Il linguaggio interiore abita costantemente la mente di ognuno di noi. È un dialogo invisibile con noi stessi che compare fin dai primi anni di vita, capace di apparire come un monologo che risuona con la nostra stessa voce, un dibattito tra più posizioni differenti, o talvolta persino un coro o l'interiorizzazione della voce di qualcun altro. Non sappiamo come si origini davvero perché potrebbe essere legato al "problema difficile della coscienza", ma le neuroscienze mostrano che, anche nel silenzio, il cervello parla e ascolta come se lo stesse facendo realmente. Quando questo delicato equilibrio si rompe, quella voce può smettere di sembrarci nostra e, secondo alcune teorie, generare allucinazioni verbali uditive.
Cos’è il linguaggio interno e come si sviluppa il discorso interiore
Quando parliamo di linguaggio interiore intendiamo quella vocina nella testa che è un "parlare senza parlare veramente": il nostro pensiero linguistico. Come si origini veramente non lo sappiamo, ma iniziamo a capire molte cose sul suo sviluppo e sulle dinamiche neurali che lo accompagnano.
Per esempio, sappiamo che molto probabilmente il linguaggio, ben prima di nascere nella nostra testa quando siamo bambini, viene usato come strumento sociale. Vuol dire che, come pensava il famoso psicologo Lev Vygotsky, prima lo usiamo per comunicare con gli altri e solo successivamente lo facciamo nostro, lo interiorizziamo. La fase cruciale di passaggio tra il linguaggio esterno, usato socialmente, e quello interno, sarebbe rappresentata dal "linguaggio privato", quel momento dello sviluppo nel quale i bambini di 2-3 anni parlano a sé stessi ad alta voce mentre sono impegnati in qualche attività solitaria. Dunque, da linguaggio sociale, a linguaggio privato, per arrivare a linguaggio interiore.

Come funziona il linguaggio interiore: la spiegazione neurobiologica
Sul piano neurale, il linguaggio interiore accende gran parte delle aree che sono attive quando parliamo veramente: corteccia frontale inferiore sinistra (compresa la famosa area di Broca); aree premotorie e supplementari per la pianificazione articolatoria; regioni temporali superiori per la rappresentazione fonologica.
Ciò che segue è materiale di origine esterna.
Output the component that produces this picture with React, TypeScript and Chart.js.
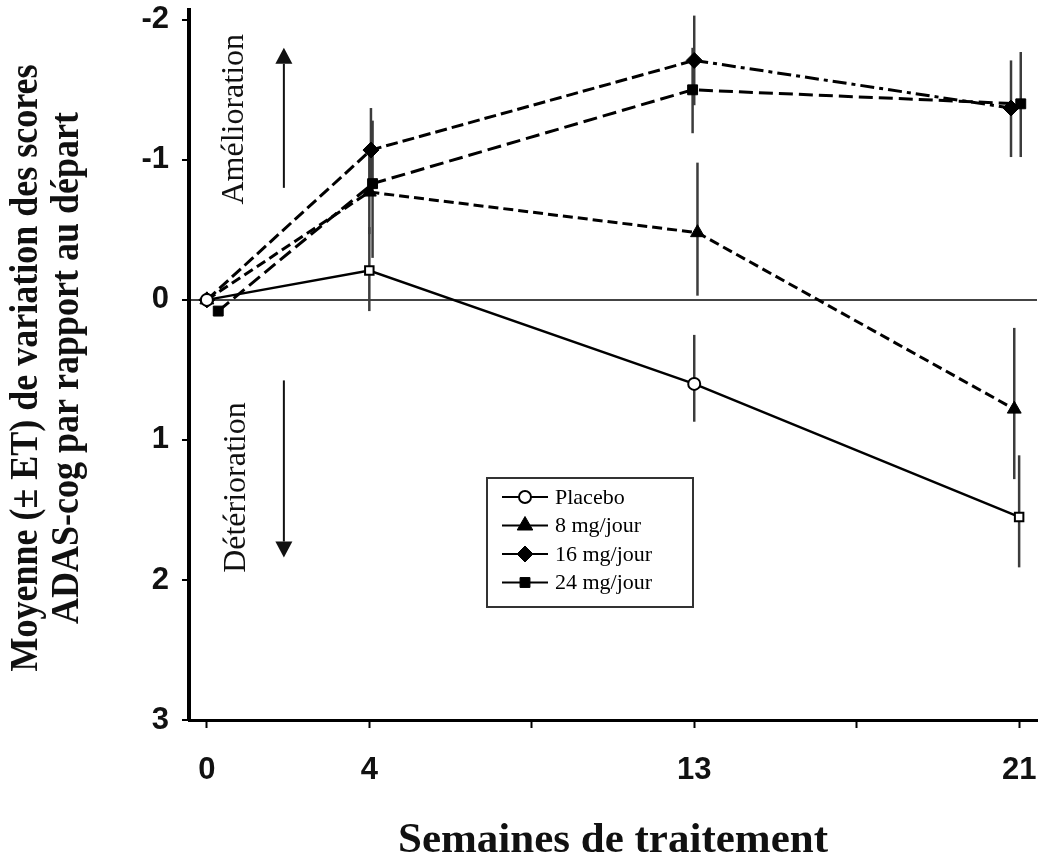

Non trovate interessante che, pur non muovendo la bocca, la lingua o le corde vocali, siano comunque attive le aree motorie e premotorie del linguaggio? Allo stesso modo, è attiva l'area di Wernicke, quella associata alla comprensione, come se stessimo ascoltando e capendo ciò che noi stessi stiamo dicendo nell'intimo della nostra mente.
Ma le curiosità cerebrali non finiscono qui. Quando il linguaggio interiore ha la forma di un dialogo, quindi presuppone più "voci interiori", si osserva un'attivazione significativamente maggiore in una rete estesa e bilaterale (rispetto al linguaggio interiore fatto a monologo), rete che coinvolge i giri temporali superiori destro e sinistro, aree tipicamente associate a contesti sociali. "Contengo moltitudini", scriveva Walt Whitman, e sembra proprio che non avesse torto.
Quando il meccanismo di inceppa: non riconoscere il proprio linguaggio interiore
Il motivo per il quale il linguaggio interiore non ci spaventa e lo sentiamo come generato da noi, non è così banale come ci verrebbe da pensare («certo che non mi spaventa, è mio!»). Quando generiamo linguaggio interiore, il sistema motorio genera una seconda traccia, una "copia carbone" che invia alle aree uditive, che quindi si trovano pronte a ricevere la voce interiore senza che questa prenda noi stessi di sorpresa: sono state informate per tempo dal sistema motorio che, così facendo, tranquillizza il sistema, facendo etichettare il segnale come auto-generato.
Alle volte, questo meccanismo non funziona a dovere. Quando questo equilibrio si altera, in alcuni casi la voce interna può essere percepita come non auto-generata e contribuire a fenomeni quali le allucinazioni verbali uditive: in pratica il sistema si "sorprende" della presenza di una voce interiore. Tuttavia le evidenze su meccanismi neurali specifici sono ancora miste e non spiegano tutti i casi.